Rule and Achievements
- Destroyed the Western Türk Khaganate in 657 AD through the campaigns of general Su Dingfang, bringing the western steppe under Tang suzerainty
- Conquered Goguryeo in 668 AD, achieving a goal that had eluded the Sui dynasty and his own father
- Extended the Anxi Protectorate westward to its maximum reach, with Tang influence touching the borders of the Sasanian successor states
- Maintained the Tian Kehan title and its associated tributary system, receiving delegations from peoples across Inner and Central Asia
- Promulgated the Yonghui Code in 651 AD, a revision of the Tang legal system that became the definitive version of Tang law
- Oversaw the construction of the Qianling Mausoleum, the joint burial site he shares with Wu Zetian, one of the great architectural projects of the dynasty
- Held court at Luoyang as a secondary capital, a practice that reflected the growing economic weight of the eastern plains relative to the northwest
Gaozong's reign marked the outer limit of Tang imperial expansion, a zenith not reached again in the dynasty's remaining two centuries.
Legacy
Emperor Gaozong's place in history has been persistently diminished by the fact that his consort Wu Zetian ultimately supplanted the Tang dynasty itself. Yet the territorial achievements of his reign were genuine and formidable. The Tang Empire under Gaozong was the dominant power across Eurasia, and the Tian Kehan title he bore was recognized from Korea to the steppes of Central Asia.
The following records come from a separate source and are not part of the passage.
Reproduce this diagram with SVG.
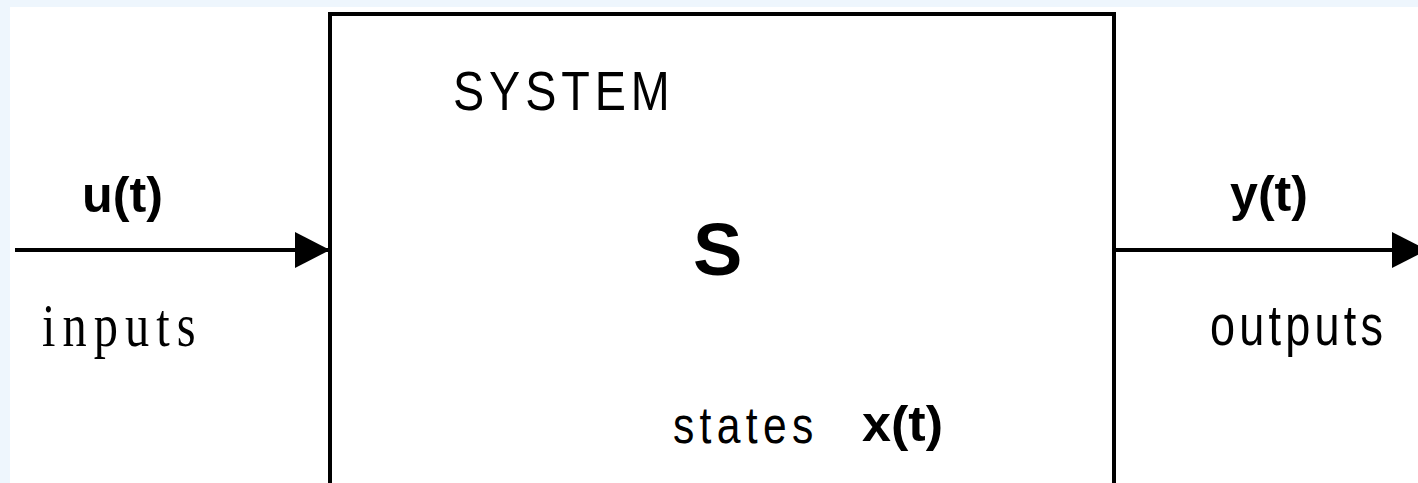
<svg xmlns="http://www.w3.org/2000/svg" width="1418" height="483" viewBox="0 0 1418 483">
<style>
.sans{font-family:"Liberation Sans",Arial,sans-serif;fill:#000}
.serif{font-family:"Liberation Serif","Times New Roman",serif;fill:#000}
.b{font-weight:bold}
.line{stroke:#000;stroke-width:4;fill:none}
</style>
<defs>
<marker id="ah" markerWidth="35" markerHeight="36" refX="35" refY="18" orient="auto" markerUnits="userSpaceOnUse">
<path d="M0,0 L35,18 L0,36 Z" fill="#000"/>
</marker>
</defs>
<rect x="0" y="0" width="1418" height="483" fill="#eef6fd"/>
<rect x="10" y="7" width="1408" height="476" fill="#ffffff"/>
<g id="system">
<path class="line" d="M330,490 V14 H1114 V490"/>
<text class="sans" font-size="55" transform="translate(453,110) scale(0.85,1)" textLength="255" lengthAdjust="spacing">SYSTEM</text>
<text class="sans b" font-size="74" x="693" y="275">S</text>
<text class="sans" font-size="52" transform="translate(673,443) scale(0.82,1)" textLength="171" lengthAdjust="spacing">states</text>
<text class="sans b" font-size="50" x="862" y="441" textLength="81" lengthAdjust="spacingAndGlyphs">x(t)</text>
</g>
<g id="input">
<text class="sans b" font-size="50" x="82" y="212" textLength="81" lengthAdjust="spacingAndGlyphs">u(t)</text>
<text class="serif" font-size="62" transform="translate(42,346) scale(0.78,1)" textLength="197" lengthAdjust="spacing">inputs</text>
</g>
<g id="output">
<text class="sans b" font-size="50" x="1230" y="211" textLength="78" lengthAdjust="spacingAndGlyphs">y(t)</text>
<text class="sans" font-size="57" transform="translate(1210,345) scale(0.79,1)" textLength="219" lengthAdjust="spacing">outputs</text>
</g>
<g id="connectors">
<line class="line" x1="15" y1="250" x2="330" y2="250" marker-end="url(#ah)"/>
<line class="line" x1="1114" y1="250" x2="1427" y2="250" marker-end="url(#ah)"/>
</g>
</svg>
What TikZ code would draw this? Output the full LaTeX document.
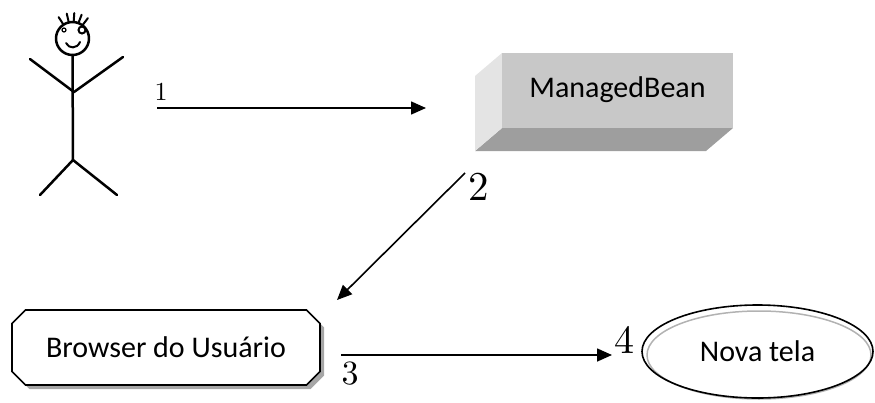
\documentclass[tikz,border=0pt]{standalone}
\usepackage{fontspec}
\newfontfamily\calibri{Carlito}
\usetikzlibrary{arrows.meta,shapes.geometric,shapes.misc,shadows}
\definecolor{frente}{HTML}{C8C8C8}
\definecolor{ladoesq}{HTML}{E4E4E4}
\definecolor{fundo}{HTML}{9E9E9E}
\tikzset{
  stick/.style={line width=2.5pt,line cap=round,line join=round},
  seta/.style={line width=1.6pt,-{Triangle[length=15pt,width=13pt]}},
  passo/.style={inner sep=0pt,font=\fontsize{10}{10}\selectfont,scale=#1},
  caixa/.style={inner sep=0pt,font=\calibri\fontsize{30}{30}\selectfont}
}
\begin{document}
\begin{tikzpicture}[x=1pt,y=-1pt]
      \useasboundingbox (0,0) rectangle (875,402);
      \draw[stick] (72.5,38.5) circle (16.5);
      \foreach \a in {123,103,86,69,53}
        \draw[stick,line width=2pt] (72.5,38.5) ++(-\a:16.5) -- ++(-\a:9);
      \draw[line width=1.2pt] (64,30) circle (2);
      \draw[line width=2pt] (82,30) circle (3.5);
      \draw[stick,line width=2pt] (66,43) .. controls (69,49) and (77,49) .. (80,42);
      \draw[stick] (72.5,55) -- (73,160);
      \draw[stick] (30,59) -- (74,92) -- (123,57);
      \draw[stick] (40,195) -- (73,160) -- (117,195);
      \fill[fundo] (502,128) -- (733,128) -- (706,151) -- (475,151) -- cycle;
      \fill[ladoesq] (502,53) -- (475,76) -- (475,151) -- (502,128) -- cycle;
      \node[caixa,fill=frente,minimum width=231pt,minimum height=75pt,
        text height=20pt,text depth=6pt] (bean) at (617.5,90.5) {ManagedBean\hspace{10pt}};
      \node[caixa,draw,line width=1.6pt,chamfered rectangle,chamfered rectangle xsep=22pt,
        minimum width=308pt,minimum height=75pt,fill=white,
        drop shadow={shadow xshift=4pt,shadow yshift=-4pt,fill=gray!70,opacity=1}]
        (browser) at (166,347.5) {Browser do Usuário};
      \draw[gray!60,line width=1.5pt] (759,355) ellipse (112 and 44);
      \node[caixa,draw,line width=1.6pt,ellipse,minimum width=231pt,minimum height=93pt]
        (tela) at (757.5,351.5) {Nova tela};
      \coordinate (s1) at (157,108);
      \coordinate (e1) at (426,108);
      \coordinate (s2) at (465,173);
      \coordinate (e2) at (337,300);
      \coordinate (s3) at (341,355);
      \coordinate (e3) at (612,355);
      \node[passo=2.6] (n1) at (161,91.5) {1};
      \node[passo=4.1] (n2) at (479,186.5) {2};
      \node[passo=3.4] (n3) at (350,374) {3};
      \node[passo=4.0] (n4) at (624,340) {4};
      \begin{scope}[seta]
        \draw (s1) to (e1);
        \draw (s2) to (e2);
        \draw (s3) to (e3);
      \end{scope}
    \end{tikzpicture}
\end{document}
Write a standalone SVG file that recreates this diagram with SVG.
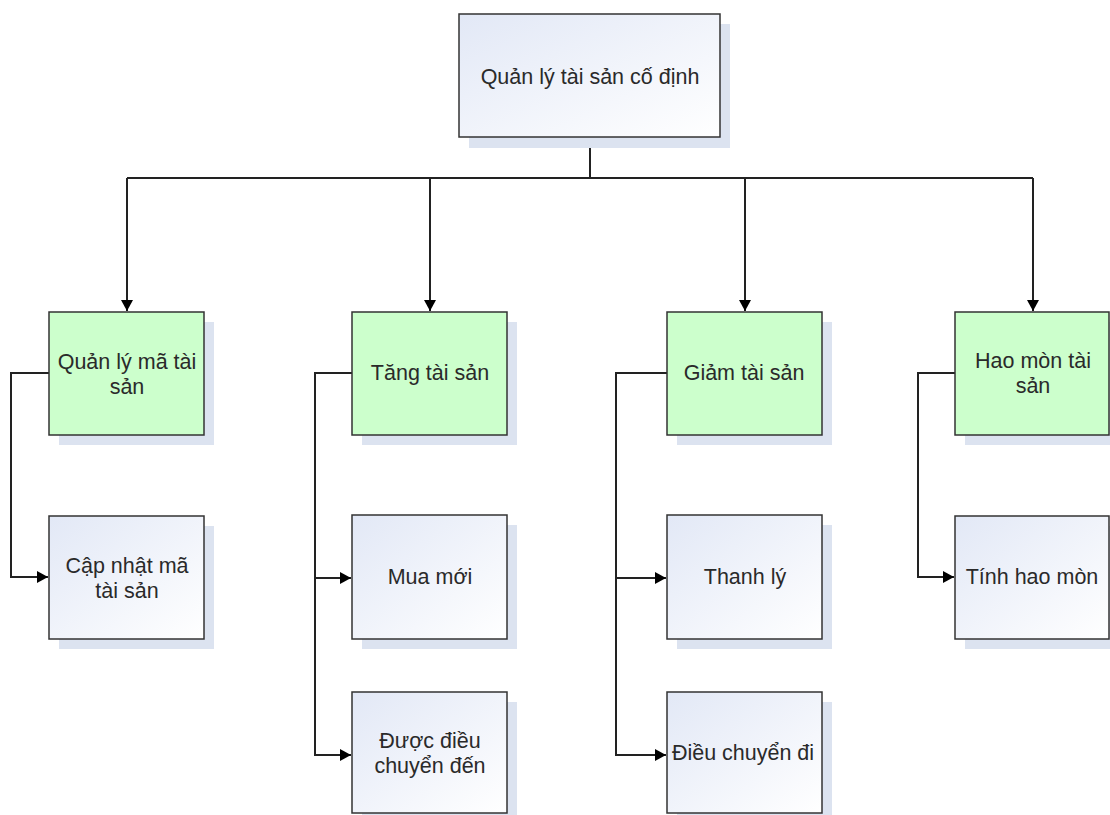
<svg xmlns="http://www.w3.org/2000/svg" width="1110" height="815" viewBox="0 0 1110 815">
<style>
.box{stroke:#333;stroke-width:1.5}
.green{fill:#ccffcc}
.grad{fill:url(#g)}
.sh{fill:#dce3f0}
.t{font-family:"Liberation Sans",Arial,sans-serif;font-size:21.5px;fill:#2a2a2a;text-anchor:middle}
.c{fill:none;stroke:#222;stroke-width:2}
</style>
<defs>
<linearGradient id="g" x1="0" y1="0" x2="1" y2="1">
<stop offset="0" stop-color="#e2e8f6"/>
<stop offset="1" stop-color="#ffffff"/>
</linearGradient>
<marker id="a" markerUnits="userSpaceOnUse" markerWidth="12" markerHeight="12" refX="11" refY="6" orient="auto">
<path d="M0,0 L11,6 L0,12 Z" fill="#000"/>
</marker>
</defs>
<rect width="1110" height="815" fill="#fff"/>
<g id="connectors">
<path class="c" d="M590,137 V178"/>
<path class="c" d="M127,178 H1033"/>
<path class="c" d="M127,178 V311" marker-end="url(#a)"/>
<path class="c" d="M430,178 V311" marker-end="url(#a)"/>
<path class="c" d="M745,178 V311" marker-end="url(#a)"/>
<path class="c" d="M1033,178 V311" marker-end="url(#a)"/>
<path class="c" d="M49,373 H11 V577 H48" marker-end="url(#a)"/>
<path class="c" d="M352,373 H315 V755 H351" marker-end="url(#a)"/>
<path class="c" d="M315,578 H351" marker-end="url(#a)"/>
<path class="c" d="M667,373 H616 V755 H666" marker-end="url(#a)"/>
<path class="c" d="M616,578 H666" marker-end="url(#a)"/>
<path class="c" d="M955,373 H918 V577 H954" marker-end="url(#a)"/>
</g>
<g id="root">
<rect class="sh" x="469" y="24" width="261" height="124"/>
<rect class="box grad" x="459" y="14" width="261" height="123"/>
<text class="t" x="590" y="84">Quản lý tài sản cố định</text>
</g>
<g id="n1">
<rect class="sh" x="59" y="322" width="155" height="123"/>
<rect class="box green" x="49" y="312" width="155" height="123"/>
<text class="t" x="127" y="369">Quản lý mã tài</text>
<text class="t" x="127" y="394">sản</text>
</g>
<g id="n2">
<rect class="sh" x="362" y="322" width="155" height="123"/>
<rect class="box green" x="352" y="312" width="155" height="123"/>
<text class="t" x="430" y="380">Tăng tài sản</text>
</g>
<g id="n3">
<rect class="sh" x="677" y="322" width="155" height="123"/>
<rect class="box green" x="667" y="312" width="155" height="123"/>
<text class="t" x="744" y="380">Giảm tài sản</text>
</g>
<g id="n4">
<rect class="sh" x="965" y="322" width="155" height="123"/>
<rect class="box green" x="955" y="312" width="154" height="123"/>
<text class="t" x="1033" y="368">Hao mòn tài</text>
<text class="t" x="1033" y="393">sản</text>
</g>
<g id="n11">
<rect class="sh" x="59" y="526" width="155" height="123"/>
<rect class="box grad" x="49" y="516" width="155" height="123"/>
<text class="t" x="127" y="573">Cập nhật mã</text>
<text class="t" x="127" y="598">tài sản</text>
</g>
<g id="n21">
<rect class="sh" x="362" y="525" width="155" height="124"/>
<rect class="box grad" x="352" y="515" width="155" height="124"/>
<text class="t" x="430" y="584">Mua mới</text>
</g>
<g id="n22">
<rect class="sh" x="362" y="702" width="155" height="121"/>
<rect class="box grad" x="352" y="692" width="155" height="121"/>
<text class="t" x="430" y="748">Được điều</text>
<text class="t" x="430" y="773">chuyển đến</text>
</g>
<g id="n31">
<rect class="sh" x="677" y="525" width="155" height="124"/>
<rect class="box grad" x="667" y="515" width="155" height="124"/>
<text class="t" x="745" y="584">Thanh lý</text>
</g>
<g id="n32">
<rect class="sh" x="677" y="702" width="155" height="121"/>
<rect class="box grad" x="667" y="692" width="155" height="121"/>
<text class="t" x="743" y="760">Điều chuyển đi</text>
</g>
<g id="n41">
<rect class="sh" x="965" y="526" width="155" height="123"/>
<rect class="box grad" x="955" y="516" width="154" height="123"/>
<text class="t" x="1032" y="584">Tính hao mòn</text>
</g>
</svg>
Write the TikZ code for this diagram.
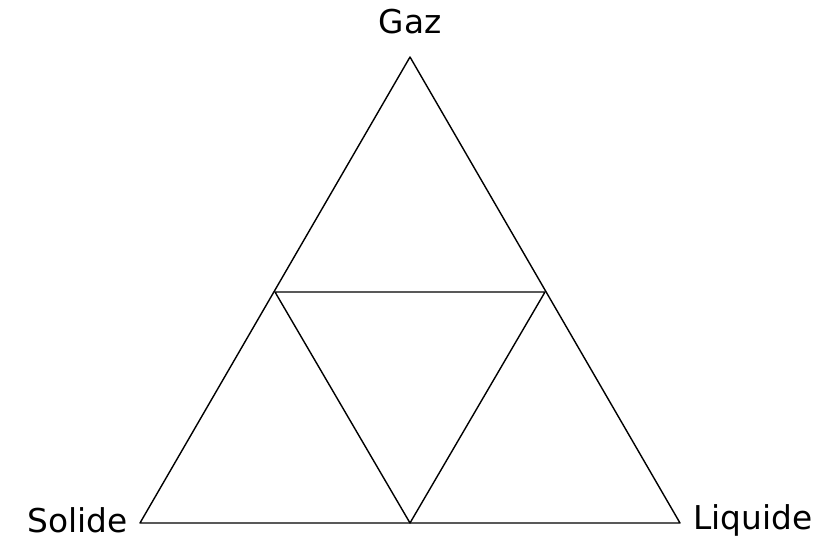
\documentclass[tikz,border=0pt]{standalone}
\usepackage{fontspec}
\setmainfont{DejaVu Sans}
\begin{document}
\begin{tikzpicture}[x=0.03cm, y=-0.03cm, line join=round, line cap=round, font=\fontsize{28}{32}\selectfont]
	\useasboundingbox (0,0) rectangle (822,542);
	\path (410,57)coordinate(G)(140,523)coordinate(S)(680,523)coordinate(L)
		(275,292)coordinate(GS)(545,292)coordinate(GL)(410,523)coordinate(SL);
	\draw[line width=1.2pt](G)--(S)--(L)--cycle;
	\draw[line width=1.2pt](GS)--(GL)--(SL)--cycle;
	\node (gaz) at (410,22) {Gaz};
	\node[anchor=east,inner sep=0pt] (solide) at (128,520) {Solide};
	\node[anchor=west,inner sep=0pt] (liquide) at (693,520) {Liquide};
\end{tikzpicture}
\end{document}
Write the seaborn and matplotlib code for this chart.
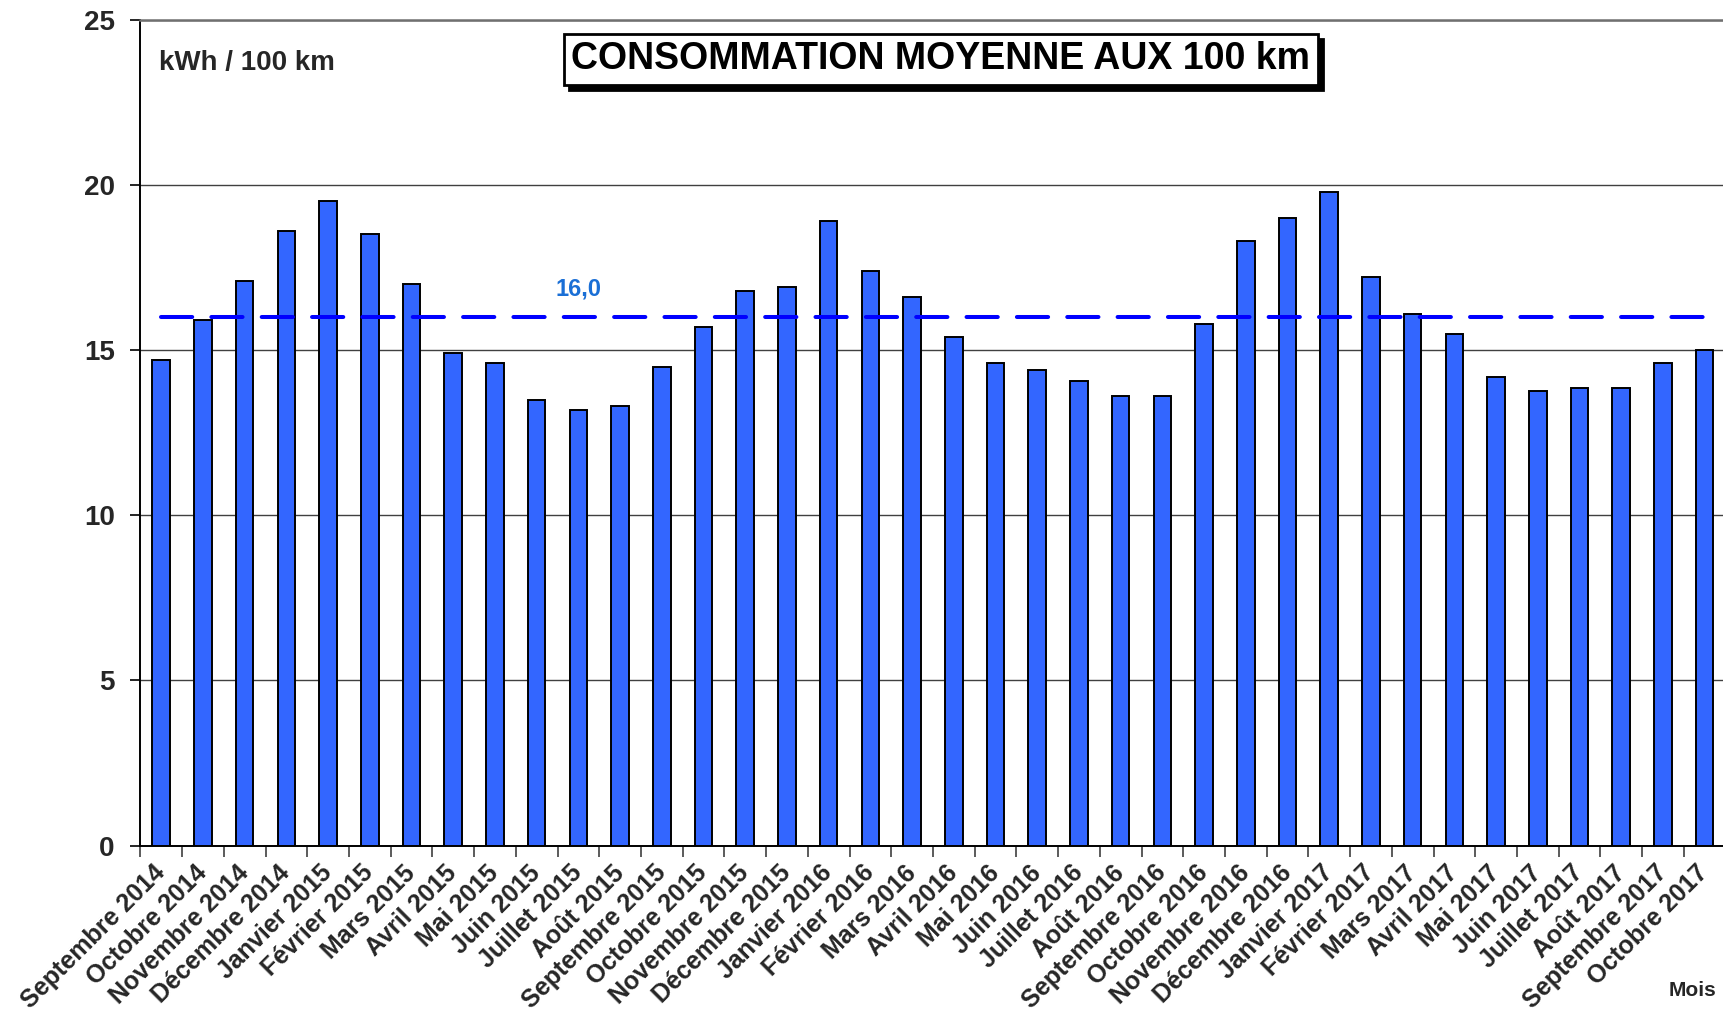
import numpy as np
import matplotlib
matplotlib.use("Agg")
import matplotlib.pyplot as plt
import matplotlib.transforms as mtransforms
import seaborn as sns

# %% data
mois = ["Septembre 2014", "Octobre 2014", "Novembre 2014", "Décembre 2014",
        "Janvier 2015", "Février 2015", "Mars 2015", "Avril 2015", "Mai 2015",
        "Juin 2015", "Juillet 2015", "Août 2015", "Septembre 2015", "Octobre 2015",
        "Novembre 2015", "Décembre 2015", "Janvier 2016", "Février 2016",
        "Mars 2016", "Avril 2016", "Mai 2016", "Juin 2016", "Juillet 2016",
        "Août 2016", "Septembre 2016", "Octobre 2016", "Novembre 2016",
        "Décembre 2016", "Janvier 2017", "Février 2017", "Mars 2017",
        "Avril 2017", "Mai 2017", "Juin 2017", "Juillet 2017", "Août 2017",
        "Septembre 2017", "Octobre 2017"]
conso = [14.7, 15.9, 17.1, 18.6, 19.5, 18.5, 17.0, 14.9, 14.6, 13.5, 13.2, 13.3,
         14.5, 15.7, 16.8, 16.9, 18.9, 17.4, 16.6, 15.4, 14.6, 14.4, 14.05, 13.6,
         13.6, 15.8, 18.3, 19.0, 19.8, 17.2, 16.1, 15.5, 14.2, 13.75, 13.85, 13.85,
         14.6, 15.0]
moyenne = 16.0
moyenne_label = "16,0"
y_ticks = [0, 5, 10, 15, 20, 25]

titre = "CONSOMMATION MOYENNE AUX 100 km"
unite = "kWh / 100 km"
axe_x = "Mois"

# %% style
sns.set_style("white")
plt.rcParams["font.family"] = ["Liberation Sans", "DejaVu Sans"]
plt.rcParams["font.weight"] = "bold"

W, H = 1724, 1019
fig = plt.figure(figsize=(W / 100, H / 100), dpi=100)
left, right = 140.4, 1725.5
bottom, top = 845.5, 19.8
ax = fig.add_axes([left / W, 1 - bottom / H, (right - left) / W, (bottom - top) / H])

# %% bars
sns.barplot(x=mois, y=conso, color="#3366ff", saturation=1, width=0.42,
            edgecolor="black", linewidth=1.4, ax=ax, zorder=3)

# average line (dashed)
idx = np.arange(len(mois))
sns.lineplot(x=idx, y=np.full(len(mois), moyenne), color="#0000ff",
             linewidth=2.9, linestyle=(0, (7.75, 4.75)),
             dash_capstyle="round", ax=ax, zorder=4)
ax.text(10, 16.85, moyenne_label, color="#1a6fd6", fontsize=17,
        fontweight="bold", ha="center", va="center")

# %% axes
ax.set_xlim(-0.5, len(mois) - 0.5)
ax.set_ylim(0, 25)
ax.set_yticks(y_ticks)
ax.set_yticklabels([str(t) for t in y_ticks], fontsize=20, fontweight="bold")
ax.yaxis.grid(True, color="#404040", linewidth=1.0)
ax.set_axisbelow(True)

ax.set_xticks(idx)
ax.set_xticklabels(mois, rotation=45, ha="right", va="center",
                   rotation_mode="anchor", fontsize=18, fontweight="bold")
ax.set_xticks(np.arange(len(mois) + 1) - 0.5, minor=True)
ax.tick_params(axis="x", which="major", length=0, pad=17)
ax.tick_params(axis="x", which="minor", length=8, width=1.2, color="#404040",
               direction="out", bottom=True)
ax.tick_params(axis="y", length=7.5, width=1.2, color="black", pad=11,
               direction="out", left=True)
ax.set_xlabel("")
ax.set_ylabel("")

for s in ["left", "bottom"]:
    ax.spines[s].set_color("black")
    ax.spines[s].set_linewidth(1.4)
ax.spines["top"].set_color("#707070")
ax.spines["top"].set_linewidth(1.8)
ax.spines["right"].set_visible(False)

# %% texts
fig.text(159 / W, 1 - 63 / H, unite, fontsize=20, fontweight="bold",
         ha="left", va="center")

tx, ty = 940.5 / W, 1 - 59 / H
shadow = mtransforms.offset_copy(fig.transFigure, fig=fig, x=5, y=-5, units="dots")
fig.text(tx, ty, titre, fontsize=27, fontweight="bold", ha="center", va="center",
         color=(0, 0, 0, 0), transform=shadow,
         bbox=dict(boxstyle="square,pad=0.2", fc="black", ec="black", lw=2))
fig.text(tx, ty, titre, fontsize=27, fontweight="bold", ha="center", va="center",
         color="black",
         bbox=dict(boxstyle="square,pad=0.2", fc="white", ec="black", lw=2))

fig.text(1693 / W, 1 - 990 / H, axe_x, fontsize=15, fontweight="bold",
         ha="center", va="center")

fig.savefig("out.png", dpi=100)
His reign also represents a pivotal moment in the evolution of the Heavenly Qaghan institution. Where Taizong had established the title through personal supremacy and direct military dominance over the steppe, Gaozong sustained it through the prestige of the Tang state apparatus. The title had become institutional rather than purely personal, a development that made it transmissible but also more vulnerable to the dynastic instabilities that followed his death.
Within the Qaghan tradition, Gaozong stands as the ruler who extended the geographic scope of Tang paramount authority to its widest reach, even as the political foundations of that authority were quietly eroding in his own court. The contradictions of his reign — immense external power alongside internal vulnerability — foreshadow the challenges his successors would face in maintaining the Tian Kehan legacy.